The Libby8dev website covers some simple computer designs including Libby8 itself, but is mostly about the DIY 8-bit computer:
FIGnition is an educational DIY computer which you can buy, easily build, write simple programs directly on it and importantly: understand from end to end. All you need is £20 and some simple soldering equipment - that's all I used to develop it in the first place! FIGnition is like an early 80s microcomputer: it only has 8Kb of RAM (expandable to 32Kb) and 384Kb of storage. It uses 3 chips and only 46 components. It is powered by USB and uses USB to upgrade the firmware, so FIGnition will improve over time. It runs a variant of FIG-Forth. Find out more from here.

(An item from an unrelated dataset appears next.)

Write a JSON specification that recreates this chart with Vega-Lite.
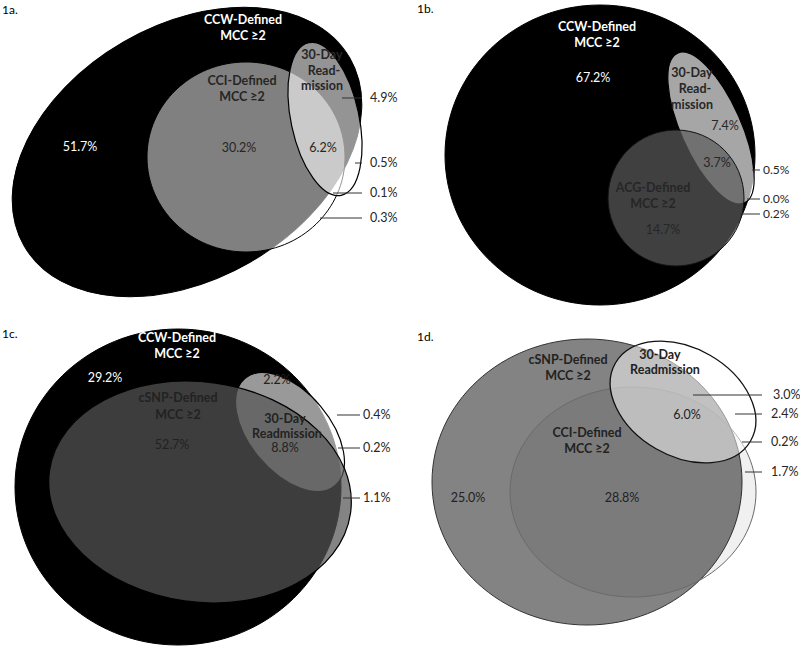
{
  "$schema": "https://vega.github.io/schema/vega-lite/v6.json",
  "background": "white",
  "padding": 0,
  "bounds": "flush",
  "spacing": 0,
  "columns": 2,
  "config": {"view": {"stroke": null}},
  "resolve": {"scale": {"x": "independent", "y": "independent"}},
  "concat": [
    {
      "width": 400, "height": 320,
      "encoding": {
        "x": {"field": "x", "type": "quantitative", "scale": {"domain": [0, 400]}, "axis": null},
        "y": {"field": "y", "type": "quantitative", "scale": {"domain": [0, 320], "reverse": true}, "axis": null}
      },
      "layer": [
        {"data": {"values": [{"set": "CCW-Defined MCC ≥2", "x": 187, "y": 152}]},
         "mark": {"type": "point", "shape": "M -188 0 A 188 127 0 1 0 188 0 A 188 127 0 1 0 -188 0 Z", "size": 4, "angle": -30, "filled": true, "fill": "#000", "fillOpacity": 1, "stroke": "#000", "strokeWidth": 1, "opacity": 1}},
        {"data": {"values": [{"set": "CCI-Defined MCC ≥2", "x": 246, "y": 157}]},
         "mark": {"type": "point", "shape": "M -99 0 A 99 95 0 1 0 99 0 A 99 95 0 1 0 -99 0 Z", "size": 4, "filled": true, "fill": "#fff", "fillOpacity": 0.5, "stroke": "#000", "strokeWidth": 1, "opacity": 1}},
        {"data": {"values": [{"set": "30-Day Readmission", "x": 325, "y": 119}]},
         "mark": {"type": "point", "shape": "M -34 0 A 34 78 0 1 0 34 0 A 34 78 0 1 0 -34 0 Z", "size": 4, "angle": -12, "filled": true, "fill": "#fff", "fillOpacity": 0.58, "stroke": "#000", "strokeWidth": 1.2, "opacity": 1}},
        {"data": {"values": [{"x": 342, "x2": 362, "y": 98}, {"x": 355, "x2": 362, "y": 163}, {"x": 333, "x2": 362, "y": 193}, {"x": 320, "x2": 362, "y": 218}]},
         "mark": {"type": "rule", "color": "#333", "strokeWidth": 1},
         "encoding": {"x2": {"field": "x2"}}},
        {"data": {"values": [{"t": "1a.", "x": 2, "y": 10}]},
         "mark": {"type": "text", "font": "Lato", "fontSize": 12, "color": "#000", "align": "left", "baseline": "middle"},
         "encoding": {"text": {"field": "t"}}},
        {"data": {"values": [{"t": "CCW-Defined", "x": 243, "y": 20}, {"t": "MCC ≥2", "x": 243, "y": 36}]},
         "mark": {"type": "text", "font": "Lato", "fontSize": 12.5, "fontWeight": "bold", "color": "#fff", "align": "center", "baseline": "middle"},
         "encoding": {"text": {"field": "t"}}},
        {"data": {"values": [{"t": "CCI-Defined", "x": 242, "y": 81}, {"t": "MCC ≥2", "x": 242, "y": 97}, {"t": "30-Day", "x": 322, "y": 55}, {"t": "Read-", "x": 324, "y": 71}, {"t": "mission", "x": 322, "y": 86}]},
         "mark": {"type": "text", "font": "Lato", "fontSize": 12.5, "fontWeight": "bold", "color": "#262626", "align": "center", "baseline": "middle"},
         "encoding": {"text": {"field": "t"}}},
        {"data": {"values": [{"t": "51.7%", "x": 80, "y": 147}]},
         "mark": {"type": "text", "font": "Lato", "fontSize": 12.5, "color": "#fff", "align": "center", "baseline": "middle"},
         "encoding": {"text": {"field": "t"}}},
        {"data": {"values": [{"t": "30.2%", "x": 239, "y": 148}, {"t": "6.2%", "x": 323, "y": 148}]},
         "mark": {"type": "text", "font": "Lato", "fontSize": 12.5, "color": "#262626", "align": "center", "baseline": "middle"},
         "encoding": {"text": {"field": "t"}}},
        {"data": {"values": [{"t": "4.9%", "x": 370, "y": 98}, {"t": "0.5%", "x": 370, "y": 163}, {"t": "0.1%", "x": 370, "y": 193}, {"t": "0.3%", "x": 370, "y": 218}]},
         "mark": {"type": "text", "font": "Lato", "fontSize": 12.5, "color": "#262626", "align": "left", "baseline": "middle"},
         "encoding": {"text": {"field": "t"}}}
      ]
    },
    {
      "width": 400, "height": 320,
      "encoding": {
        "x": {"field": "x", "type": "quantitative", "scale": {"domain": [0, 400]}, "axis": null},
        "y": {"field": "y", "type": "quantitative", "scale": {"domain": [0, 320], "reverse": true}, "axis": null}
      },
      "layer": [
        {"data": {"values": [{"set": "CCW-Defined MCC ≥2", "x": 200, "y": 155}]},
         "mark": {"type": "point", "shape": "M -155 0 A 155 150 0 1 0 155 0 A 155 150 0 1 0 -155 0 Z", "size": 4, "filled": true, "fill": "#000", "fillOpacity": 1, "stroke": "#000", "strokeWidth": 1, "opacity": 1}},
        {"data": {"values": [{"set": "30-Day Readmission", "x": 311, "y": 128}]},
         "mark": {"type": "point", "shape": "M -30 0 A 30 82 0 1 0 30 0 A 30 82 0 1 0 -30 0 Z", "size": 4, "angle": -24, "filled": true, "fill": "#fff", "fillOpacity": 0.65, "stroke": "#000", "strokeWidth": 1.2, "opacity": 1}},
        {"data": {"values": [{"set": "ACG-Defined MCC ≥2", "x": 276, "y": 198}]},
         "mark": {"type": "point", "shape": "M -68 0 A 68 68 0 1 0 68 0 A 68 68 0 1 0 -68 0 Z", "size": 4, "filled": true, "fill": "#5b5b5b", "fillOpacity": 0.7, "stroke": "#111", "strokeWidth": 1, "opacity": 1}},
        {"data": {"values": [{"x": 352, "x2": 360, "y": 170}, {"x": 347, "x2": 360, "y": 199}, {"x": 340, "x2": 360, "y": 214}]},
         "mark": {"type": "rule", "color": "#333", "strokeWidth": 1},
         "encoding": {"x2": {"field": "x2"}}},
        {"data": {"values": [{"t": "1b.", "x": 17, "y": 9}]},
         "mark": {"type": "text", "font": "Lato", "fontSize": 12, "color": "#000", "align": "left", "baseline": "middle"},
         "encoding": {"text": {"field": "t"}}},
        {"data": {"values": [{"t": "CCW-Defined", "x": 197, "y": 27}, {"t": "MCC ≥2", "x": 197, "y": 43}]},
         "mark": {"type": "text", "font": "Lato", "fontSize": 12.5, "fontWeight": "bold", "color": "#fff", "align": "center", "baseline": "middle"},
         "encoding": {"text": {"field": "t"}}},
        {"data": {"values": [{"t": "67.2%", "x": 193, "y": 78}]},
         "mark": {"type": "text", "font": "Lato", "fontSize": 12.5, "color": "#fff", "align": "center", "baseline": "middle"},
         "encoding": {"text": {"field": "t"}}},
        {"data": {"values": [{"t": "30-Day", "x": 292, "y": 73}, {"t": "Read-", "x": 295, "y": 89}, {"t": "mission", "x": 292, "y": 105}, {"t": "ACG-Defined", "x": 253, "y": 188}, {"t": "MCC ≥2", "x": 253, "y": 204}]},
         "mark": {"type": "text", "font": "Lato", "fontSize": 12.5, "fontWeight": "bold", "color": "#262626", "align": "center", "baseline": "middle"},
         "encoding": {"text": {"field": "t"}}},
        {"data": {"values": [{"t": "7.4%", "x": 325, "y": 126}, {"t": "3.7%", "x": 317, "y": 163}, {"t": "14.7%", "x": 263, "y": 230}]},
         "mark": {"type": "text", "font": "Lato", "fontSize": 12.5, "color": "#262626", "align": "center", "baseline": "middle"},
         "encoding": {"text": {"field": "t"}}},
        {"data": {"values": [{"t": "0.5%", "x": 363, "y": 170}, {"t": "0.0%", "x": 363, "y": 199}, {"t": "0.2%", "x": 363, "y": 214}]},
         "mark": {"type": "text", "font": "Lato", "fontSize": 12, "color": "#262626", "align": "left", "baseline": "middle"},
         "encoding": {"text": {"field": "t"}}}
      ]
    },
    {
      "width": 400, "height": 327,
      "encoding": {
        "x": {"field": "x", "type": "quantitative", "scale": {"domain": [0, 400]}, "axis": null},
        "y": {"field": "y", "type": "quantitative", "scale": {"domain": [0, 327], "reverse": true}, "axis": null}
      },
      "layer": [
        {"data": {"values": [{"set": "CCW-Defined MCC ≥2", "x": 178, "y": 167}]},
         "mark": {"type": "point", "shape": "M -163 0 A 163 158 0 1 0 163 0 A 163 158 0 1 0 -163 0 Z", "size": 4, "filled": true, "fill": "#000", "fillOpacity": 1, "stroke": "#000", "strokeWidth": 1, "opacity": 1}},
        {"data": {"values": [{"set": "30-Day Readmission", "x": 290, "y": 112}]},
         "mark": {"type": "point", "shape": "M -70 0 A 70 40 0 1 0 70 0 A 70 40 0 1 0 -70 0 Z", "size": 4, "angle": 50, "filled": true, "fill": "#fff", "fillOpacity": 0.6, "stroke": "#000", "strokeWidth": 1.2, "opacity": 1}},
        {"data": {"values": [{"set": "cSNP-Defined MCC ≥2", "x": 200, "y": 172}]},
         "mark": {"type": "point", "shape": "M -152 0 A 152 110 0 1 0 152 0 A 152 110 0 1 0 -152 0 Z", "size": 4, "angle": 8, "filled": true, "fill": "#555", "fillOpacity": 0.72, "stroke": "#000", "strokeWidth": 1.2, "opacity": 1}},
        {"data": {"values": [{"x": 337, "x2": 360, "y": 95}, {"x": 338, "x2": 360, "y": 128}, {"x": 343, "x2": 360, "y": 178}]},
         "mark": {"type": "rule", "color": "#333", "strokeWidth": 1},
         "encoding": {"x2": {"field": "x2"}}},
        {"data": {"values": [{"t": "1c.", "x": 2, "y": 14}]},
         "mark": {"type": "text", "font": "Lato", "fontSize": 12, "color": "#000", "align": "left", "baseline": "middle"},
         "encoding": {"text": {"field": "t"}}},
        {"data": {"values": [{"t": "CCW-Defined", "x": 177, "y": 18}, {"t": "MCC ≥2", "x": 177, "y": 34}]},
         "mark": {"type": "text", "font": "Lato", "fontSize": 12.5, "fontWeight": "bold", "color": "#fff", "align": "center", "baseline": "middle"},
         "encoding": {"text": {"field": "t"}}},
        {"data": {"values": [{"t": "29.2%", "x": 105, "y": 58}]},
         "mark": {"type": "text", "font": "Lato", "fontSize": 12.5, "color": "#fff", "align": "center", "baseline": "middle"},
         "encoding": {"text": {"field": "t"}}},
        {"data": {"values": [{"t": "cSNP-Defined", "x": 178, "y": 78}, {"t": "MCC ≥2", "x": 178, "y": 95}, {"t": "30-Day", "x": 285, "y": 99}, {"t": "Readmission", "x": 287, "y": 114}]},
         "mark": {"type": "text", "font": "Lato", "fontSize": 12.5, "fontWeight": "bold", "color": "#222", "align": "center", "baseline": "middle"},
         "encoding": {"text": {"field": "t"}}},
        {"data": {"values": [{"t": "2.2%", "x": 277, "y": 60}, {"t": "52.7%", "x": 172, "y": 125}, {"t": "8.8%", "x": 285, "y": 128}]},
         "mark": {"type": "text", "font": "Lato", "fontSize": 12.5, "color": "#222", "align": "center", "baseline": "middle"},
         "encoding": {"text": {"field": "t"}}},
        {"data": {"values": [{"t": "0.4%", "x": 363, "y": 95}, {"t": "0.2%", "x": 363, "y": 128}, {"t": "1.1%", "x": 363, "y": 178}]},
         "mark": {"type": "text", "font": "Lato", "fontSize": 12.5, "color": "#262626", "align": "left", "baseline": "middle"},
         "encoding": {"text": {"field": "t"}}}
      ]
    },
    {
      "width": 400, "height": 327,
      "encoding": {
        "x": {"field": "x", "type": "quantitative", "scale": {"domain": [0, 400]}, "axis": null},
        "y": {"field": "y", "type": "quantitative", "scale": {"domain": [0, 327], "reverse": true}, "axis": null}
      },
      "layer": [
        {"data": {"values": [{"set": "cSNP-Defined MCC ≥2", "x": 187, "y": 162}]},
         "mark": {"type": "point", "shape": "M -155 0 A 155 143 0 1 0 155 0 A 155 143 0 1 0 -155 0 Z", "size": 4, "filled": true, "fill": "#838383", "fillOpacity": 1, "stroke": "#333", "strokeWidth": 1, "opacity": 1}},
        {"data": {"values": [{"set": "CCI-Defined MCC ≥2", "x": 233, "y": 172}]},
         "mark": {"type": "point", "shape": "M -123 0 A 123 105 0 1 0 123 0 A 123 105 0 1 0 -123 0 Z", "size": 4, "filled": true, "fill": "#000", "fillOpacity": 0.06, "stroke": "#6a6a6a", "strokeWidth": 1, "opacity": 1}},
        {"data": {"values": [{"set": "30-Day Readmission", "x": 283, "y": 82}]},
         "mark": {"type": "point", "shape": "M -78 0 A 78 54 0 1 0 78 0 A 78 54 0 1 0 -78 0 Z", "size": 4, "angle": 30, "filled": true, "fill": "#fff", "fillOpacity": 0.5, "stroke": "#111", "strokeWidth": 1.3, "opacity": 1}},
        {"data": {"values": [{"x": 293, "x2": 362, "y": 75}, {"x": 335, "x2": 362, "y": 94}, {"x": 342, "x2": 362, "y": 122}, {"x": 345, "x2": 362, "y": 152}]},
         "mark": {"type": "rule", "color": "#333", "strokeWidth": 1},
         "encoding": {"x2": {"field": "x2"}}},
        {"data": {"values": [{"t": "1d.", "x": 17, "y": 17}]},
         "mark": {"type": "text", "font": "Lato", "fontSize": 12, "color": "#000", "align": "left", "baseline": "middle"},
         "encoding": {"text": {"field": "t"}}},
        {"data": {"values": [{"t": "cSNP-Defined", "x": 168, "y": 40}, {"t": "MCC ≥2", "x": 168, "y": 56}, {"t": "30-Day", "x": 260, "y": 35}, {"t": "Readmission", "x": 265, "y": 50}, {"t": "CCI-Defined", "x": 187, "y": 113}, {"t": "MCC ≥2", "x": 187, "y": 129}]},
         "mark": {"type": "text", "font": "Lato", "fontSize": 12.5, "fontWeight": "bold", "color": "#222", "align": "center", "baseline": "middle"},
         "encoding": {"text": {"field": "t"}}},
        {"data": {"values": [{"t": "6.0%", "x": 287, "y": 95}, {"t": "25.0%", "x": 68, "y": 178}, {"t": "28.8%", "x": 222, "y": 178}]},
         "mark": {"type": "text", "font": "Lato", "fontSize": 12.5, "color": "#222", "align": "center", "baseline": "middle"},
         "encoding": {"text": {"field": "t"}}},
        {"data": {"values": [{"t": "3.0%", "x": 373, "y": 75}, {"t": "2.4%", "x": 371, "y": 94}, {"t": "0.2%", "x": 371, "y": 122}, {"t": "1.7%", "x": 371, "y": 152}]},
         "mark": {"type": "text", "font": "Lato", "fontSize": 12.5, "color": "#262626", "align": "left", "baseline": "middle"},
         "encoding": {"text": {"field": "t"}}}
      ]
    }
  ]
}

PhorsePOV is a simple POV gadget which uses a single button to enter messages in Phorse code (a variation of Morse code centred around a phone keypad layout to make it easy to learn and remember). It's based around an ATTINY25 AVR running from its internal RC powered by a Lithium coin cell strapped to the back. The stripes version is shown on the left, followed by an actual build. PhorsePOV is available to buy.
Libby8 is (or rather, will one day be) a minimalistic Z80-based Hobby Home Computer inspired by Grant Searle's build your own computer articles and the realisation that an Atmel AVR is fast enough to function as a microcontroller-based ULA (an early Gate Array). Libby8 can be build using easily available components: A Z80 CPU, an Atmel AVR, 32Kb of SRAM, 512Kb of serial Flash and some additional descrete components. The hobby board is a veroboard design constructed using Stripes, a fast stripboard design program written in java.
The above shows a potential PCB mockup and an in-progress stripes design for the PCB.